I never claimed that pipelining would solve everything. But, supporting 3 concurrent memory accesses with the usual 4 cycle access times is a great way of filling the gap,
if the processor can keep itself busy in the mean time, which it turns out it usually can do.
Quote:
As we're entirely and completely off-topic now, I thought it interesting that the
recent "5 trillion digits of pi" calculation (using a single PC, for the most part) had this to say about ram sizes and bus speeds:
Quote:
Due to time constraints, most of the algorithms that are used for disk operations had been "forcibly ported" from the in-ram equivalents with little or no regard to performance implications. Most of these performance penalties come in the form of sub-optimal cache use.

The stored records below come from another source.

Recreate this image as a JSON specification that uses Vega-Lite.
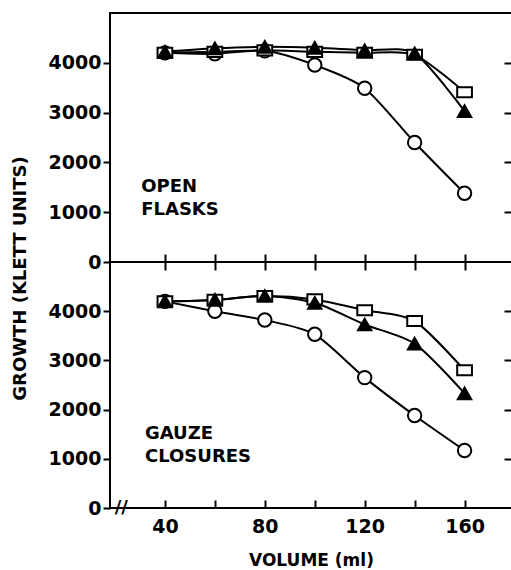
{
  "$schema": "https://vega.github.io/schema/vega-lite/v6.json",
  "padding": {"left": 10, "top": 12, "right": 0, "bottom": 0},
  "background": "white",
  "bounds": "flush",
  "config": {
    "view": {"stroke": "black", "strokeWidth": 2},
    "font": "DejaVu Sans",
    "axis": {"grid": false, "labelFont": "DejaVu Sans", "titleFont": "DejaVu Sans", "labelColor": "black", "titleColor": "black", "tickColor": "black", "domainColor": "black", "tickWidth": 2, "domainWidth": 2, "labelFontSize": 19, "labelFontWeight": "bold", "titleFontSize": 18, "titleFontWeight": "bold", "labelFlush": false, "format": "d"},
    "concat": {"spacing": 0}
  },
  "data": {"values": [
    {"panel": "open", "series": "circle", "volume": 40, "growth": 4200},
    {"panel": "open", "series": "circle", "volume": 60, "growth": 4180},
    {"panel": "open", "series": "circle", "volume": 80, "growth": 4240},
    {"panel": "open", "series": "circle", "volume": 100, "growth": 3955},
    {"panel": "open", "series": "circle", "volume": 120, "growth": 3490},
    {"panel": "open", "series": "circle", "volume": 140, "growth": 2400},
    {"panel": "open", "series": "circle", "volume": 160, "growth": 1380},
    {"panel": "open", "series": "square", "volume": 40, "growth": 4200},
    {"panel": "open", "series": "square", "volume": 60, "growth": 4220},
    {"panel": "open", "series": "square", "volume": 80, "growth": 4250},
    {"panel": "open", "series": "square", "volume": 100, "growth": 4220},
    {"panel": "open", "series": "square", "volume": 120, "growth": 4200},
    {"panel": "open", "series": "square", "volume": 140, "growth": 4160},
    {"panel": "open", "series": "square", "volume": 160, "growth": 3410},
    {"panel": "open", "series": "triangle", "volume": 40, "growth": 4220},
    {"panel": "open", "series": "triangle", "volume": 60, "growth": 4290},
    {"panel": "open", "series": "triangle", "volume": 80, "growth": 4320},
    {"panel": "open", "series": "triangle", "volume": 100, "growth": 4300},
    {"panel": "open", "series": "triangle", "volume": 120, "growth": 4250},
    {"panel": "open", "series": "triangle", "volume": 140, "growth": 4190},
    {"panel": "open", "series": "triangle", "volume": 160, "growth": 3030},
    {"panel": "gauze", "series": "circle", "volume": 40, "growth": 4200},
    {"panel": "gauze", "series": "circle", "volume": 60, "growth": 4000},
    {"panel": "gauze", "series": "circle", "volume": 80, "growth": 3820},
    {"panel": "gauze", "series": "circle", "volume": 100, "growth": 3530},
    {"panel": "gauze", "series": "circle", "volume": 120, "growth": 2650},
    {"panel": "gauze", "series": "circle", "volume": 140, "growth": 1880},
    {"panel": "gauze", "series": "circle", "volume": 160, "growth": 1170},
    {"panel": "gauze", "series": "square", "volume": 40, "growth": 4200},
    {"panel": "gauze", "series": "square", "volume": 60, "growth": 4230},
    {"panel": "gauze", "series": "square", "volume": 80, "growth": 4310},
    {"panel": "gauze", "series": "square", "volume": 100, "growth": 4240},
    {"panel": "gauze", "series": "square", "volume": 120, "growth": 4020},
    {"panel": "gauze", "series": "square", "volume": 140, "growth": 3800},
    {"panel": "gauze", "series": "square", "volume": 160, "growth": 2800},
    {"panel": "gauze", "series": "triangle", "volume": 40, "growth": 4200},
    {"panel": "gauze", "series": "triangle", "volume": 60, "growth": 4230},
    {"panel": "gauze", "series": "triangle", "volume": 80, "growth": 4310},
    {"panel": "gauze", "series": "triangle", "volume": 100, "growth": 4170},
    {"panel": "gauze", "series": "triangle", "volume": 120, "growth": 3730},
    {"panel": "gauze", "series": "triangle", "volume": 140, "growth": 3340},
    {"panel": "gauze", "series": "triangle", "volume": 160, "growth": 2330}
  ]},
  "vconcat": [
    {
      "width": 402,
      "height": 249,
      "transform": [{"filter": "datum.panel == 'open'"}],
      "layer": [
        {
          "mark": {"type": "line", "interpolate": "cardinal", "tension": 0.25, "stroke": "black", "strokeWidth": 2},
          "encoding": {
            "x": {"field": "volume", "type": "quantitative", "scale": {"domain": [18, 179], "nice": false, "zero": false},
                  "axis": {"orient": "bottom", "values": [40, 60, 80, 100, 120, 140, 160], "tickSize": -8, "labels": false, "domain": false, "title": null}},
            "y": {"field": "growth", "type": "quantitative", "scale": {"domain": [0, 5000], "nice": false},
                  "axis": {"orient": "left", "values": [0, 1000, 2000, 3000, 4000], "tickSize": 7, "labelPadding": 2, "domain": false, "format": "d",
                           "title": "GROWTH (KLETT UNITS)", "titleX": -90, "titleY": 265, "titleAngle": -90, "titleAlign": "center", "titleBaseline": "middle"}},
            "detail": {"field": "series"}
          }
        },
        {
          "mark": {"type": "point", "filled": true, "stroke": "black", "strokeWidth": 2, "opacity": 1, "size": 180},
          "encoding": {
            "x": {"field": "volume", "type": "quantitative", "axis": null},
            "y": {"field": "growth", "type": "quantitative",
                  "axis": {"orient": "right", "values": [1000, 2000, 3000, 4000], "tickSize": -8, "labels": false, "domain": false, "title": null}},
            "shape": {"field": "series", "type": "nominal", "scale": {"domain": ["circle", "triangle", "square"], "range": ["circle", "triangle-up", "M-1.1,-0.75L1.1,-0.75L1.1,0.75L-1.1,0.75Z"]}, "legend": null},
            "fill": {"field": "series", "type": "nominal", "scale": {"domain": ["circle", "triangle", "square"], "range": ["white", "black", "white"]}, "legend": null}
          }
        },
        {
          "data": {"values": [{}]},
          "mark": {"type": "text", "align": "left", "baseline": "top", "fontSize": 18, "fontWeight": "bold", "lineHeight": 23, "font": "DejaVu Sans", "color": "black"},
          "encoding": {
            "x": {"datum": 30.5, "type": "quantitative", "axis": null},
            "y": {"datum": 1690, "type": "quantitative", "axis": null},
            "text": {"value": ["OPEN", "FLASKS"]}
          }
        }
      ],
      "resolve": {"axis": {"x": "independent", "y": "independent"}}
    },
    {
      "width": 402,
      "height": 246,
      "transform": [{"filter": "datum.panel == 'gauze'"}],
      "layer": [
        {
          "mark": {"type": "line", "interpolate": "cardinal", "tension": 0.25, "stroke": "black", "strokeWidth": 2},
          "encoding": {
            "x": {"field": "volume", "type": "quantitative", "scale": {"domain": [18, 179], "nice": false, "zero": false},
                  "axis": {"orient": "bottom", "values": [40, 60, 80, 100, 120, 140, 160], "tickSize": -8, "labelPadding": 17,
                           "labelExpr": "datum.value % 40 == 0 ? datum.label : ''", "domain": false,
                           "title": "VOLUME (ml)", "titleFontSize": 17, "titlePadding": 16}},
            "y": {"field": "growth", "type": "quantitative", "scale": {"domain": [0, 5000], "nice": false},
                  "axis": {"orient": "left", "values": [0, 1000, 2000, 3000, 4000], "tickSize": 7, "labelPadding": 2, "domain": false, "format": "d", "title": null}},
            "detail": {"field": "series"}
          }
        },
        {
          "mark": {"type": "point", "filled": true, "stroke": "black", "strokeWidth": 2, "opacity": 1, "size": 180},
          "encoding": {
            "x": {"field": "volume", "type": "quantitative",
                  "axis": {"orient": "top", "values": [40, 60, 80, 100, 120, 140, 160], "tickSize": -8, "labels": false, "domain": false, "title": null}},
            "y": {"field": "growth", "type": "quantitative",
                  "axis": {"orient": "right", "values": [1000, 2000, 3000, 4000], "tickSize": -8, "labels": false, "domain": false, "title": null}},
            "shape": {"field": "series", "type": "nominal", "scale": {"domain": ["circle", "triangle", "square"], "range": ["circle", "triangle-up", "M-1.1,-0.75L1.1,-0.75L1.1,0.75L-1.1,0.75Z"]}, "legend": null},
            "fill": {"field": "series", "type": "nominal", "scale": {"domain": ["circle", "triangle", "square"], "range": ["white", "black", "white"]}, "legend": null}
          }
        },
        {
          "data": {"values": [{}]},
          "mark": {"type": "text", "align": "left", "baseline": "top", "fontSize": 18, "fontWeight": "bold", "lineHeight": 23, "font": "DejaVu Sans", "color": "black"},
          "encoding": {
            "x": {"datum": 32, "type": "quantitative", "axis": null},
            "y": {"datum": 1690, "type": "quantitative", "axis": null},
            "text": {"value": ["GAUZE", "CLOSURES"]}
          }
        },
        {
          "data": {"values": [{}]},
          "mark": {"type": "text", "align": "center", "baseline": "middle", "fontSize": 18, "font": "DejaVu Sans", "color": "black", "fontWeight": "bold"},
          "encoding": {
            "x": {"datum": 22.5, "type": "quantitative", "axis": null},
            "y": {"datum": 0, "type": "quantitative", "axis": null},
            "text": {"value": "//"}
          }
        }
      ],
      "resolve": {"axis": {"x": "independent", "y": "independent"}}
    }
  ]
}
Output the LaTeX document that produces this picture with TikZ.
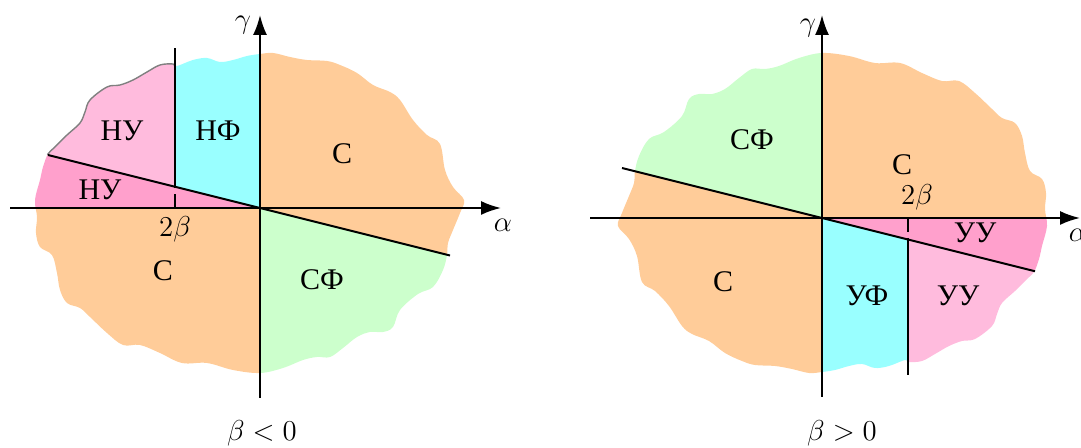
\documentclass[tikz,border=0pt]{standalone}
\usepackage{fontspec}
\newfontfamily\cyr{Liberation Serif}
\usetikzlibrary{arrows.meta}
\definecolor{corange}{RGB}{255,204,153}
\definecolor{ccyan}{RGB}{153,255,255}
\definecolor{cpinkL}{RGB}{255,187,221}
\definecolor{cpinkD}{RGB}{255,160,204}
\definecolor{cgreen}{RGB}{204,255,204}
\def\blob{plot[smooth cycle, tension=0.6] coordinates {
(0,154) (13,155) (30,151) (47,148) (67,147) (80,143) (97,135) (113,123) (130,116) (140,108)
(153,88) (167,73) (180,64) (185,38) (193,21) (204,8) (200,-5) (193,-22)
(188,-35) (187,-47) (183,-62) (173,-79) (158,-86) (140,-102) (133,-119) (123,-124)
(110,-124) (97,-129) (83,-140) (70,-149) (57,-149) (43,-152) (23,-160) (0,-165) (-27,-162)
(-53,-155) (-78,-155) (-100,-145) (-120,-137) (-137,-137) (-153,-125) (-170,-109)
(-180,-100) (-193,-95) (-200,-82) (-203,-65) (-208,-47) (-220,-39) (-224,-25) (-223,-9)
(-225,8) (-220,28) (-217,41) (-212,54) (-205,61) (-193,73) (-180,85) (-175,96) (-170,108)
(-153,121) (-140,123) (-127,128) (-113,136) (-100,143) (-87,144) (-83,142) (-67,148)
(-53,150) (-40,146) (-27,148) (-13,152)}}
\def\regions{%
  \fill[cpinkL] (-300,75) -- (-85,21.25) -- (-85,300) -- (-300,300) -- cycle;
  \fill[ccyan] (-85,21.25) -- (0,0) -- (0,300) -- (-85,300) -- cycle;
  \fill[cpinkD] (-300,0) -- (0,0) -- (-300,75) -- cycle;
  \fill[corange] (0,0) -- (300,-75) -- (300,300) -- (0,300) -- cycle;
  \fill[corange] (-300,0) -- (0,0) -- (0,-300) -- (-300,-300) -- cycle;
  \fill[cgreen] (0,0) -- (300,-75) -- (300,-300) -- (0,-300) -- cycle;}
\tikzset{
  axis/.style={line width=1pt, -{Latex[length=10pt,width=7pt]}},
  bline/.style={line width=1pt},
  dline/.style={line width=1pt, dash pattern=on 7pt off 3pt},
  lab/.style={font=\cyr\fontsize{15}{18}\selectfont, inner sep=0pt},
  mlab/.style={font=\fontsize{14.5}{17}\selectfont, inner sep=0pt}
}
\begin{document}
\begin{tikzpicture}[x=0.5pt,y=0.5pt]
\useasboundingbox (0,0) rectangle (1081,448);
% ---------- left diagram ----------
\begin{scope}[shift={(260,240)}]
  \begin{scope}
    \clip \blob;
    \regions
  \end{scope}
  \begin{scope}
    \clip (-300,75) -- (-85,21.25) -- (-85,300) -- (-300,300) -- cycle;
    \draw[gray, line width=0.7pt] \blob;
  \end{scope}
  \coordinate (LxA) at (-250,0);
  \coordinate (LxB) at (241,0);
  \coordinate (LyA) at (0,-190);
  \coordinate (LyB) at (0,193);
  \coordinate (LsA) at (-212,53);
  \coordinate (LsB) at (190,-47.5);
  \coordinate (LvA) at (-85,0);
  \coordinate (LvM) at (-85,21.25);
  \coordinate (LvB) at (-85,160);
  \draw[bline] (LsA) -- (LsB);
  \draw[bline] (LvM) -- (LvB);
  \draw[dline] (LvA) -- (LvM);
  \draw[axis] (LxA) -- (LxB);
  \draw[axis] (LyA) -- (LyB);
  \node[mlab] (Lgam) at (-17,183) {$\gamma$};
  \node[mlab] (Lalp) at (243,-17) {$\alpha$};
  \node[mlab] (L2b) at (-85,-21) {$2\beta$};
  \node[lab] (LNU1) at (-138,77) {НУ};
  \node[lab] (LNF) at (-42,77) {НФ};
  \node[lab] (LNU2) at (-160,18) {НУ};
  \node[lab] (LC1) at (82,54) {С};
  \node[lab] (LC2) at (-97,-63) {С};
  \node[lab] (LSF) at (62,-72) {СФ};
  \node[mlab] (Lcap) at (2,-225) {$\beta<0$};
\end{scope}
% ---------- right diagram ----------
\begin{scope}[shift={(822,230)}]
  \begin{scope}[rotate=180]
    \clip \blob;
    \regions
  \end{scope}
  \coordinate (RxA) at (-232,0);
  \coordinate (RxB) at (258,0);
  \coordinate (RyA) at (0,-179);
  \coordinate (RyB) at (0,203);
  \coordinate (RsA) at (-200,50);
  \coordinate (RsB) at (213,-53.25);
  \coordinate (RvA) at (86,0);
  \coordinate (RvM) at (86,-21.5);
  \coordinate (RvB) at (86,-157);
  \draw[bline] (RsA) -- (RsB);
  \draw[bline] (RvM) -- (RvB);
  \draw[dline] (RvA) -- (RvM);
  \draw[axis] (RxA) -- (RxB);
  \draw[axis] (RyA) -- (RyB);
  \node[mlab] (Rgam) at (-14,190) {$\gamma$};
  \node[mlab] (Ralp) at (256,-17) {$\alpha$};
  \node[mlab] (R2b) at (95,21) {$2\beta$};
  \node[lab] (RSF) at (-70,78) {СФ};
  \node[lab] (RC1) at (80,53) {С};
  \node[lab] (RUU1) at (153,-15) {УУ};
  \node[lab] (RUF) at (45,-78) {УФ};
  \node[lab] (RUU2) at (136,-78) {УУ};
  \node[lab] (RC2) at (-99,-64) {С};
  \node[mlab] (Rcap) at (20,-215) {$\beta>0$};
\end{scope}
\end{tikzpicture}
\end{document}
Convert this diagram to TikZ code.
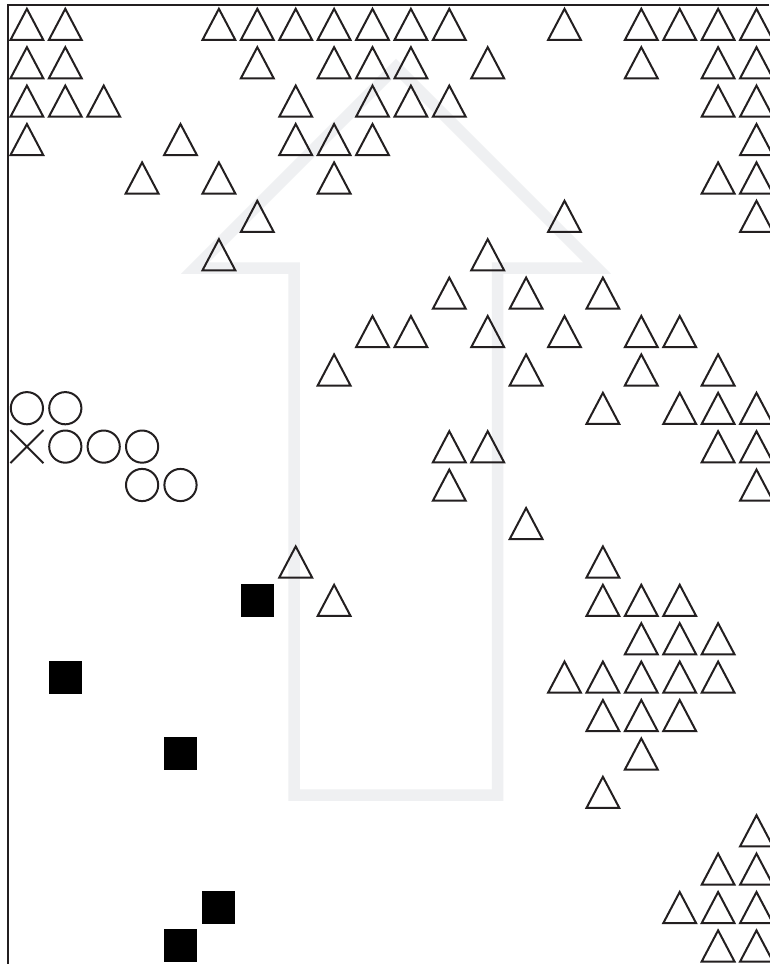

This sub-optimal cache use leads to excessive memory-thrashing which explains why Shigeru Kondo noticed that 96 GB of ram @ 1066 MHz had higher performance than 144 GB of ram @ 800 MHz
This amply illustrates my point. Memory access latencies are important, but if you abuse or misuse other performance-enhancing features of the system, it turns out you've got bigger problems.
Where I work, we use moderately powerful servers to host our web application software. But, they're not mainframes, and even in the x86 world, they're hardly what I'd consider
the top of the line hardware. Since we're only a medium-sized company, we must remain cost conscious.
Our solutions to memory bottlenecks
rarely involves swapping out a motherboard for a faster FSB or for faster RAM sticks. Most of our performance gains come from decomposing problems differently, compensating for cache effects, or parallelization through the use of multiple machines. We service the same volume of customer traffic as Facebook, using only 1/100th the number of servers. RAM speed is
almost never an issue in contemporary high-performance software.
There are places where RAM speed absolutely matters, of course. Supercomputing comes to mind, but even here, properly built, industrial-grade vector processors (not the toys you see in Intel or PowerPC instruction sets) can stream data from SDRAM at bus-speed. I have a friend who works for nVidia, and their GPUs do all sorts of neat tricks with streaming data from SDRAM at bus speed, for example. To benefit from these optimizations, coders must place their texture (and other) data in memory in ways that fit the SDRAM bursting model, which isn't always the nice, clean, flat 2-D bitmaps we've all come to appreciate over the years.
But, on the whole, across the entire industry and probing all sectors, where CPUs dwarf RAM in performance, we are finding that RAM is nonetheless faster than most software running on these CPUs. This is particularly the case with systems where the FSB approximates internal core operating speeds! So, the end result is a computer running software at woefully suboptimal speeds.
I stand by my statements: the problem
rarely is the RAM performance these days. It's how you
use the RAM that determines overall performance now. This isn't 1996 anymore.